Robin Jump, MD, PhD, assistant professor in the Department of Medicine at the Case Western Reserve University, discusses efforts to screen asymptomatic Clostridium difficile carriers as well as some of the barriers to implementing active surveillance and putting asymptomatic carriers in isolation. Dr. Jump was asked by Contagion to comment on a study published in the June 2016 issue of JAMA: Effect of Detecting and Isolating Clostridium difficile Carriers at Hospital Admission on the Incidence of C difficile Infections: A Quasi-Experimental Controlled Study.

Interview Transcript (slightly modified for readability)

“These efforts to screen asymptomatic [Clostridium difficile] carriers and their admission to the hospital are an extension of what has been done already with methicillin-resistant Staphylococcus aureus, or MRSA, and it’s a fantastic idea; I am pleased to see that [clinicians] were able to show a decrease in the expected rate of C. diff cases.
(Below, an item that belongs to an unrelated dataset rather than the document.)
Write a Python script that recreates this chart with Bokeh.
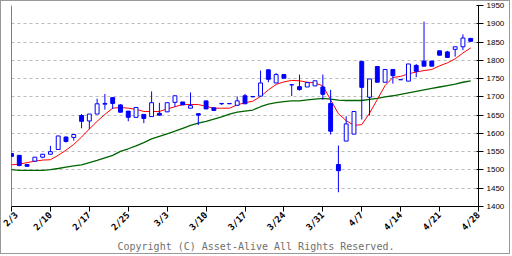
import math
from bokeh.plotting import figure
from bokeh.models import Range1d, FixedTicker, Span, Title
from bokeh.embed import file_html
from bokeh.resources import INLINE

# ---- data ----
tick_pos = [0, 5, 10, 15, 20, 25, 30, 35, 40, 45, 50, 55, 60]
tick_labels = ["2/3", "2/10", "2/17", "2/25", "3/3", "3/10", "3/17",
               "3/24", "3/31", "4/7", "4/14", "4/21", "4/28"]

opens = [1545, 1540, 1515, 1524, 1535, 1543, 1556, 1590, 1589, 1649,
         1634, 1653, 1680, 1698, 1678, 1661, 1644, 1652, 1646, 1655,
         1659, 1685, 1686, 1669, 1654, 1689, 1670, 1681, 1681, 1677,
         1703, 1700, 1702, 1774, 1738, 1761, 1733, 1728, 1727, 1730,
         1727, 1682, 1515, 1579, 1598, 1797, 1699, 1783, 1740, 1775,
         1747, 1743, 1786, 1798, 1798, 1826, 1823, 1830, 1837, 1860]
highs = [1546, 1541, 1515, 1535, 1544, 1566, 1593, 1592, 1598, 1653,
         1653, 1695, 1708, 1698, 1680, 1661, 1671, 1652, 1715, 1684,
         1684, 1703, 1686, 1712, 1654, 1689, 1670, 1682, 1682, 1701,
         1708, 1701, 1772, 1774, 1765, 1761, 1733, 1761, 1739, 1744,
         1761, 1719, 1567, 1647, 1660, 1797, 1749, 1783, 1775, 1775,
         1747, 1790, 1790, 1906, 1798, 1826, 1826, 1837, 1871, 1860]
lows = [1536, 1510, 1510, 1522, 1532, 1542, 1556, 1575, 1580, 1614,
        1612, 1653, 1665, 1667, 1658, 1633, 1644, 1628, 1645, 1649,
        1659, 1673, 1678, 1669, 1623, 1667, 1661, 1678, 1681, 1677,
        1681, 1700, 1702, 1740, 1738, 1751, 1702, 1717, 1727, 1730,
        1692, 1597, 1439, 1579, 1598, 1638, 1649, 1740, 1740, 1736,
        1747, 1743, 1754, 1784, 1784, 1814, 1808, 1810, 1828, 1852]
closes = [1537, 1512, 1510, 1535, 1543, 1550, 1593, 1578, 1597, 1633,
          1653, 1681, 1682, 1682, 1658, 1644, 1671, 1641, 1684, 1650,
          1684, 1703, 1678, 1676, 1650, 1667, 1663, 1682, 1682, 1689,
          1681, 1701, 1738, 1748, 1761, 1751, 1733, 1720, 1739, 1744,
          1707, 1606, 1498, 1626, 1660, 1726, 1749, 1740, 1775, 1758,
          1747, 1790, 1770, 1784, 1784, 1814, 1808, 1837, 1861, 1852]

ma_short = [1514, 1516, 1520, 1524, 1527, 1528, 1540, 1554, 1570, 1590,
            1612, 1633, 1652, 1669, 1671, 1669, 1666, 1660, 1660, 1660,
            1667, 1673, 1679, 1679, 1679, 1674, 1669, 1669, 1669, 1678,
            1684, 1688, 1701, 1719, 1734, 1741, 1745, 1744, 1740, 1738,
            1730, 1692, 1654, 1635, 1622, 1624, 1655, 1693, 1731, 1753,
            1756, 1763, 1768, 1772, 1775, 1785, 1793, 1804, 1820, 1834]
ma_long = [1501, 1499, 1499, 1499, 1499, 1501, 1504, 1508, 1511, 1514,
           1520, 1526, 1533, 1540, 1551, 1558, 1566, 1575, 1585, 1592,
           1599, 1606, 1614, 1622, 1628, 1633, 1639, 1645, 1653, 1658,
           1661, 1664, 1673, 1680, 1684, 1687, 1689, 1689, 1692, 1694,
           1696, 1694, 1691, 1690, 1690, 1690, 1693, 1696, 1700, 1703,
           1707, 1711, 1715, 1719, 1723, 1727, 1731, 1735, 1740, 1744]

y_ticks = list(range(1400, 1951, 50))
grid_ticks = list(range(1450, 1901, 50))
copyright_text = "Copyright (C) Asset-Alive All Rights Reserved."

idx = list(range(len(opens)))
up = [i for i in idx if closes[i] >= opens[i]]
dn = [i for i in idx if closes[i] < opens[i]]

BLUE = "#0000ff"

p = figure(width=510, height=254, output_backend="svg", toolbar_location=None,
           x_range=Range1d(0, 60), y_range=Range1d(1400, 1950),
           y_axis_location="right")
p.styles = {"border": "1px solid #999999"}
p.min_border_left = 10
p.min_border_right = 33
p.min_border_top = 4
p.min_border_bottom = 49
p.outline_line_color = None
p.background_fill_color = "white"
p.border_fill_color = "white"

# grid
p.xgrid.visible = False
p.ygrid.ticker = FixedTicker(ticks=grid_ticks)
p.ygrid.grid_line_color = "#bbbbbb"
p.ygrid.grid_line_dash = "3 3"
p.ygrid.grid_line_width = 1

# x axis
xa = p.xaxis[0]
xa.ticker = FixedTicker(ticks=tick_pos)
xa.major_label_overrides = {t: l for t, l in zip(tick_pos, tick_labels)}
xa.major_label_orientation = math.pi / 4
xa.major_tick_in = 0
xa.major_tick_out = 5
xa.minor_tick_line_color = None
xa.axis_line_color = "black"
xa.major_tick_line_color = "black"
xa.major_label_text_font = "DejaVu Sans Mono"
xa.major_label_text_font_size = "9px"
xa.major_label_text_font_style = "bold"
xa.major_label_text_color = "black"
xa.major_label_standoff = 2

# y axis (right)
ya = p.yaxis[0]
ya.ticker = FixedTicker(ticks=y_ticks)
ya.major_tick_in = 2
ya.major_tick_out = 5
ya.minor_tick_line_color = None
ya.axis_line_color = "black"
ya.major_tick_line_color = "black"
ya.major_label_text_font = "Liberation Sans"
ya.major_label_text_font_size = "8px"
ya.major_label_text_color = "black"
ya.major_label_standoff = 3

# left frame line
p.add_layout(Span(location=0, dimension="height", line_color="black", line_width=1))

# moving averages
p.line(idx, ma_long, line_color="#006400", line_width=1.3)
p.line(idx, ma_short, line_color="#ff0000", line_width=1)

# candles
p.segment(x0=idx, y0=lows, x1=idx, y1=highs, line_color=BLUE, line_width=1)
p.vbar(x=up, width=0.5, top=[closes[i] for i in up], bottom=[opens[i] for i in up],
       fill_color="white", line_color=BLUE, line_width=1)
p.vbar(x=dn, width=0.5, top=[opens[i] for i in dn], bottom=[closes[i] for i in dn],
       fill_color=BLUE, line_color=BLUE, line_width=1)

# copyright (below the axis)
t = Title(text=copyright_text, align="left", text_font="DejaVu Sans Mono",
          text_font_size="10px", text_font_style="normal", text_color="#707070",
          standoff=1, offset=106)
p.add_layout(t, "below")

open("out.html", "w").write(file_html(p, INLINE))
They estimated based on their study outcomes that they prevented 63 of 101 healthcare associated C. difficile cases, which is fantastic and commendable. To achieve this, the numbers estimate that they had to screen about 120 people on admission to the hospital and isolate 6 asymptomatic carriers to prevent those cases of C. difficile. This seems to be a very rational approach and I like it.
I expect that based on what it costs to screen people, including the microbiology laboratory time and doing the actual cultures versus having a case of C. diff in the hospital, I expect that it’s very cost effective. Patients may not like it; they don’t always like being on contact precautions for MRSA either but in the public health setting this seems to make sense and it seems to be where we have to go at this point given the burden of drug-resistant organisms.

It [also] seems to make good sense to isolate preemptively rather than wait until after we know that someone is sick or to isolate preemptively rather than wait until after we know someone is sick or to isolate preemptively so that someone who is a carrier doesn’t lead to healthcare workers spreading spores to other patients and making them sick as well.

I think some of the barriers to implementing active surveillance and putting asymptomatic carriers in isolation pertain to cost and the effort that’s required on the part of the nursing staff, because they are the ones that will have to do this. There may be also some reluctance on the part of the patients, too, because this is different from getting your nose swabbed; this is a different part of the body that has to get swabbed, and that’s not always something that we are very comfortable with. I don’t think I would be upon admission to the hospital. A second potential barrier may be that this is [just] one study and [though] I think that it is worthwhile pursuing, there may be a call for more evidence before we can start making this a widespread investment into healthcare infection control and prevention.”